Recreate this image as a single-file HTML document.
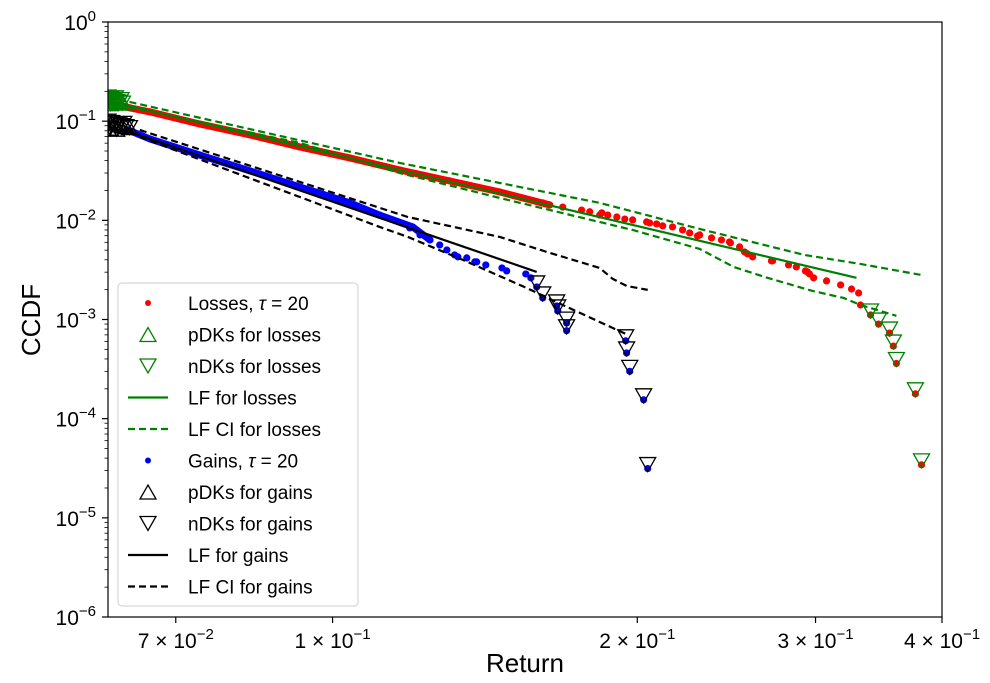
<!DOCTYPE html>
<html><head><meta charset="utf-8"><style>
body{margin:0;background:#fff;}
svg text{font-family:"Liberation Sans","DejaVu Sans",sans-serif;}
</style></head><body>
<svg id="chart" width="990" height="678" xmlns="http://www.w3.org/2000/svg"></svg>
<script>
// ---- data ----
const lossX=[0.0603,0.0631,0.0660,0.0739,0.0829,0.0928,0.1040,0.1165,0.1305,0.1463,0.1639,0.1836,0.2057,0.2305,0.2472,0.2553,0.2714,0.2872,0.2945,0.2987,0.3076,0.3176,0.3256,0.3309,0.3323];
const lossY=[0.153,0.136,0.124,0.0937,0.0726,0.0550,0.0426,0.0322,0.0250,0.0193,0.0143,0.0113,0.00941,0.00713,0.00592,0.00480,0.00390,0.00339,0.00302,0.00263,0.00245,0.00223,0.00203,0.00185,0.00140];
const lossX2=[0.1613,0.1688,0.1762,0.1795,0.1845,0.1870,0.1909,0.1944,0.1979,0.2043,0.2090,0.2119,0.2167,0.2217,0.2253,0.2294,0.2368,0.2422,0.2467,0.2524,0.2570,0.2600,0.2721,0.2821,0.2932,0.2959];
const lossY2=[0.0150,0.0136,0.0127,0.0122,0.0119,0.0113,0.0108,0.0103,0.0101,0.00964,0.00920,0.00879,0.00858,0.00800,0.00746,0.00696,0.00665,0.00634,0.00605,0.00540,0.00459,0.00428,0.00390,0.00355,0.00309,0.00288];
const lossTailX=[0.3400,0.3462,0.3550,0.3581,0.3606,0.3765,0.3818];
const lossTailY=[0.00111,0.00090,0.00073,0.00054,0.00036,0.000178,0.0000342];
const gainX=[0.0628,0.0660,0.0739,0.0829,0.0928,0.1040,0.1113,0.1200,0.1248,0.1297,0.1330,0.1388,0.1417,0.1470,0.1486,0.1552,0.1570,0.1591,0.1613];
const gainY=[0.0815,0.0662,0.0456,0.0315,0.0217,0.0150,0.0113,0.00858,0.00634,0.00503,0.00428,0.00381,0.00355,0.00331,0.00309,0.00288,0.00263,0.00213,0.00165];
const gainX2=[0.1192,0.1220,0.1276,0.1320,0.1357,0.1382];
const gainY2=[0.00838,0.00713,0.00565,0.00448,0.00418,0.00381];
const gainTailX=[0.1665,0.1669,0.1703,0.1703,0.1948,0.1952,0.1966,0.2029,0.2048];
const gainTailY=[0.00137,0.00122,0.00092,0.00077,0.00061,0.00046,0.00030,0.000155,0.0000314];
const lossCluX=[0.0600,0.0604,0.0608,0.0612,0.0616,0.0620,0.0603,0.0610,0.0618];
const lossCluY=[0.175,0.168,0.162,0.158,0.155,0.152,0.150,0.172,0.165];
const gainCluX=[0.0600,0.0605,0.0610,0.0615,0.0620,0.0625,0.0630,0.0603,0.0612,0.0622];
const gainCluY=[0.100,0.097,0.094,0.092,0.090,0.088,0.086,0.085,0.083,0.095];
const lfLossX=[0.0600,0.3293], lfLossY=[0.160,0.00263];
const ciLossUpX=[0.0600,0.1165,0.1463,0.1836,0.2305,0.2924,0.3323,0.3809];
const ciLossUpY=[0.175,0.0379,0.0238,0.0150,0.00819,0.00448,0.00363,0.00282];
const ciLossLoX=[0.0600,0.0928,0.1165,0.1463,0.1979,0.2305,0.2490,0.2690,0.2980,0.3198,0.3323,0.3606];
const ciLossLoY=[0.153,0.0603,0.0300,0.0168,0.00800,0.00515,0.00339,0.00263,0.00194,0.00165,0.00140,0.00109];
const lfGainX=[0.0631,0.1591], lfGainY=[0.0778,0.00302];
const ciGainUpX=[0.0645,0.1187,0.1463,0.1628,0.1836,0.1891,0.1952,0.2048];
const ciGainUpY=[0.0815,0.0108,0.00680,0.00480,0.00331,0.00257,0.00218,0.00199];
const ciGainLoX=[0.0645,0.1113,0.1187,0.1345,0.1555,0.1696,0.1957];
const ciGainLoY=[0.0693,0.00858,0.00680,0.00399,0.00208,0.00137,0.00070];
const yTickExp=[0,-1,-2,-3,-4,-5,-6];
const xTickVals=[0.07,0.1,0.2,0.3,0.4];
const xTickMant=["7","1","2","3","4"];
const xTickExp=["−2","−1","−1","−1","−1"];
const legendLabels=["Losses, ","pDKs for losses","nDKs for losses","LF for losses","LF CI for losses","Gains, ","pDKs for gains","nDKs for gains","LF for gains","LF CI for gains"];

// ---- layout ----
const L=108,R=942,T=22,B=617;
const xMin=Math.log10(0.06),xMax=Math.log10(0.4);
const sx=v=>L+(Math.log10(v)-xMin)/(xMax-xMin)*(R-L);
const sy=v=>T+(0-Math.log10(v))/6*(B-T);
const svg=document.getElementById('chart');
const NS='http://www.w3.org/2000/svg';
function mk(tag,attrs,parent){const e=document.createElementNS(NS,tag);for(const k in attrs)e.setAttribute(k,attrs[k]);(parent||svg).appendChild(e);return e;}

const defs=mk('defs',{});const cp=mk('clipPath',{id:'pc'},defs);mk('rect',{x:L,y:T,width:R-L,height:B-T},cp);
const plot=mk('g',{'clip-path':'url(#pc)'});



function line(xs,ys,color,dash,name){
  const p=mk('polyline',{points:xs.map((x,i)=>sx(x)+','+sy(ys[i])).join(' '),fill:'none',stroke:color,'stroke-width':2.2,'stroke-dasharray':dash||''},plot);
  
  
}
function dots(xs,ys,color,name){
  const g=mk('g',{},plot);
  
  
  xs.forEach((x,i)=>{const c=mk('circle',{cx:sx(x),cy:sy(ys[i]),r:3.6,fill:color},g);
    
    });
}
function band(xs,ys,color,name){
  const p=mk('polyline',{points:xs.map((x,i)=>sx(x)+','+sy(ys[i])).join(' '),fill:'none',stroke:color,'stroke-width':7,'stroke-linejoin':'round','stroke-linecap':'round'},plot);
  
  
}
function tri(cx,cy,down,color,parent){
  const w=8,h=14;
  const pts=down?[[cx-w,cy-h/2],[cx+w,cy-h/2],[cx,cy+h/2]]:[[cx-w,cy+h/2],[cx+w,cy+h/2],[cx,cy-h/2]];
  return mk('polygon',{points:pts.map(p=>p.join(',')).join(' '),fill:'none',stroke:color,'stroke-width':1.3},parent);
}
function tris(xs,ys,down,color,name,off){
  const g=mk('g',{},plot);
  
  
  xs.forEach((x,i)=>{const t=tri(sx(x),sy(ys[i])-(off||0),down,color,g);
    
    });
}

band(lossX.slice(0,11),lossY.slice(0,11),'red','loss-dense-band');
dots(lossX,lossY,'red','loss-points');
dots(lossX2,lossY2,'red','loss-points-mid');
dots(lossTailX,lossTailY,'red','loss-tail-points');
tris(lossCluX,lossCluY,true,'green','loss-ndk-cluster');
tris(lossCluX,lossCluY,false,'green','loss-pdk-cluster');
tris(lossTailX,lossTailY,true,'green','loss-ndk-markers',4);
line(lfLossX,lfLossY,'green','','lf-losses-line');
line(ciLossUpX,ciLossUpY,'green','7,4','ci-losses-upper');
line(ciLossLoX,ciLossLoY,'green','7,4','ci-losses-lower');

band(gainX.slice(0,9),gainY.slice(0,9),'blue','gain-dense-band');
dots(gainX,gainY,'blue','gain-points');
dots(gainX2,gainY2,'blue','gain-points-mid');
dots(gainTailX,gainTailY,'blue','gain-tail-points');
tris(gainCluX,gainCluY,true,'black','gain-ndk-cluster');
tris(gainCluX,gainCluY,false,'black','gain-pdk-cluster');
tris(gainTailX,gainTailY,true,'black','gain-ndk-markers',4);
tris(gainX.slice(17),gainY.slice(17),true,'black','gain-ndk-markers-2',4);
line(lfGainX,lfGainY,'black','','lf-gains-line');
line(ciGainUpX,ciGainUpY,'black','7,4','ci-gains-upper');
line(ciGainLoX,ciGainLoY,'black','7,4','ci-gains-lower');

const fr=mk('rect',{x:L,y:T,width:R-L,height:B-T,fill:'none',stroke:'#000','stroke-width':1.2});



yTickExp.forEach(e=>{
  const y=sy(Math.pow(10,e));
  mk('line',{x1:L-6,x2:L,y1:y,y2:y,stroke:'#000','stroke-width':1.2});
  const t=mk('text',{x:L-12,y:y+8,'text-anchor':'end','font-size':21});
  
  
  t.innerHTML='10<tspan dy="-9" font-size="15">'+(e===0?'0':'−'+(-e))+'</tspan>';
  if(e>-6)for(let m=2;m<10;m++){const yy=sy(m*Math.pow(10,e-1));mk('line',{x1:L-3.5,x2:L,y1:yy,y2:yy,stroke:'#000','stroke-width':0.8});}
});
xTickVals.forEach((v,i)=>{
  const x=sx(v);
  mk('line',{x1:x,x2:x,y1:B,y2:B+6,stroke:'#000','stroke-width':1.2});
  const t=mk('text',{x:x,y:B+31,'text-anchor':'middle','font-size':21});
  
  
  t.innerHTML=xTickMant[i]+' × 10<tspan dy="-9" font-size="15">'+xTickExp[i]+'</tspan>';
});
const xt=mk('text',{x:525,y:672,'text-anchor':'middle','font-size':26});xt.textContent='Return';


const yt=mk('text',{x:0,y:0,'text-anchor':'middle','font-size':26,transform:'translate(40,320) rotate(-90)'});yt.textContent='CCDF';



const lg=mk('g',{});


mk('rect',{x:118,y:283,width:240,height:323,rx:4,fill:'#fff','fill-opacity':0.85,stroke:'#ccc','stroke-width':1},lg);
legendLabels.forEach((lab,i)=>{
  const y=303+i*31.5;
  const ent=mk('g',{},lg);
  
  
  const col=i<5?'green':'black';
  const k=i%5;
  if(k===0)mk('circle',{cx:148,cy:y,r:3,fill:i<5?'red':'blue'},ent);
  else if(k===1)tri(148,y,false,col,ent);
  else if(k===2)tri(148,y,true,col,ent);
  else mk('line',{x1:128,x2:168,y1:y,y2:y,stroke:col,'stroke-width':2.2,'stroke-dasharray':k===4?'7,4':''},ent);
  const t=mk('text',{x:188,y:y+7,'font-size':19},ent);
  if(k===0)t.innerHTML=lab+'<tspan font-style="italic">τ</tspan> = 20';else t.textContent=lab;
});
</script>
</body></html>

- - - -

Given request
Extract every line above containing the word "document".

Answer to this task
Recreate this image as a single-file HTML document.
const svg=document.getElementById('chart');
function mk(tag,attrs,parent){const e=document.createElementNS(NS,tag);for(const k in attrs)e.setAttribute(k,attrs[k]);(parent||svg).appendChild(e);return e;}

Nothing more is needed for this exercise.